WPP’s media buying subsidiary GroupM presented, right on schedule, global ad spending forecasts for 2018. As expected, they said more money will pour into advertising. Zenith, subsidiary of Publicis, and Magna, subsidiary of IPG, forecast the same, more or less. “The transition to a digital-centric media world accelerates as digital ad sales continue to grow as fast – and often faster – than expected,” said Magna forecasting chief Vincent Letang, in a statement (December 4). (See more about ad spending here)

Total ad spending in 2018 will be up year on year 4.3%, projected GroupM, to US$558 billion. Increases accrue most to regions with fastest growing GDP (gross domestic product) driving consumer spending, meaning Asia/Pacific. The US market will continue to provide the biggest share of ad spending growth due to “falling unemployment, real wage growth of 2.5% and a 17-year high in consumer confidence.”

But digital advertising - banners and videos on websites - still captures the imaginations of ad people, though a bit more dystopian with concerns over “brand safety.” The lift in 2018 will be slightly less than 2017, 11.3% versus 11.5% while the digital pie share will increase to 36.4% from 34.1%. More client money will pour into ad-tech and data services, new revenue streams for the ad people. (See more about digital advertising here)

Controlling that are Google and Facebook, which take 187% of digital ad spending growth. This “is exceedingly bad news for the balance of the digital publisher ecosystem,” said the GroupM summary. The Australian Competition and Consumer Commission opened an inquiry (December 5) into “how digital platforms such as Facebook and Google operate.”

TV busting out kids channels all over
radical changes

More international distribution is coming for big US television broadcaster Viacom. Its Viacom International Media Networks (VIMN) subsidiary has long placed TV channels with cable and pay-TV operators around the world. Expansion - and channel shuffling - will come in the new year.

VIMN is shuffling kids channels in Poland. Nickelodeon HD will be replaced by a Polish version of Nicktoons HD. The Viva Polska music channel was replaced by a locally produced version of MTV Music in October. In Poland the broadcaster offers six 24 hour cable channels, a few with localized content. Nicktoons is largely a cartoon channel with some Nickelodeon programs.
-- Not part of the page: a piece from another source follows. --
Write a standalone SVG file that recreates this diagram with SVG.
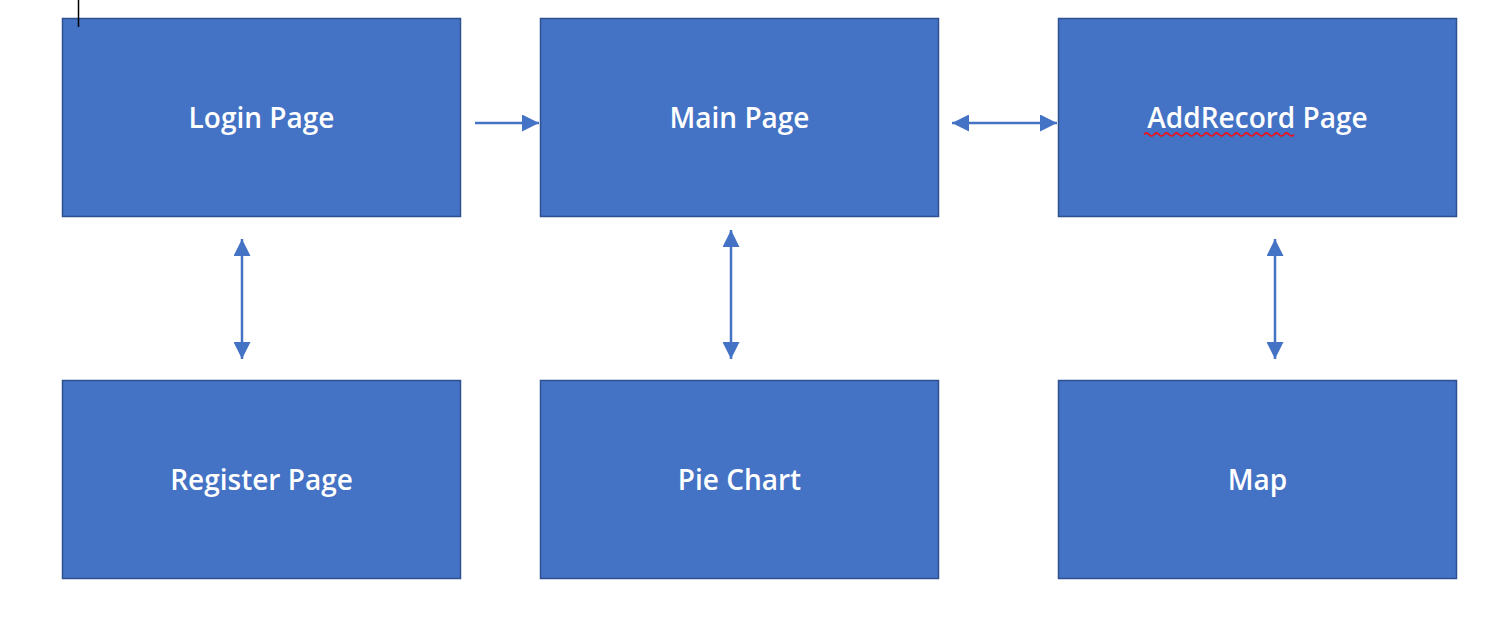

New for Viacom will be free-to-air channels in Russia; Nickelodeon, Paramount Comedy and VH1 Europe. Media regulator Roskomnadzor approved licenses for terrestrial broadcasting in the Krasnodar region, reported RBC (December 4) saying: “This radically changes their status.” The channels will no longer be subject to advertising restrictions and, as a licensed broadcaster, can be carried all over Russia by satellite.

Also in October VIMN launched the Paramount+ pay-TV movie channel in Denmark, Sweden and Norway. VIMN has several sub-divisions, generally by region or language, and is based in London. Long-time VIMN executive David Lynn was named chief executive in January, shortly after Bob Bakish was elevated to Viacom chief executive.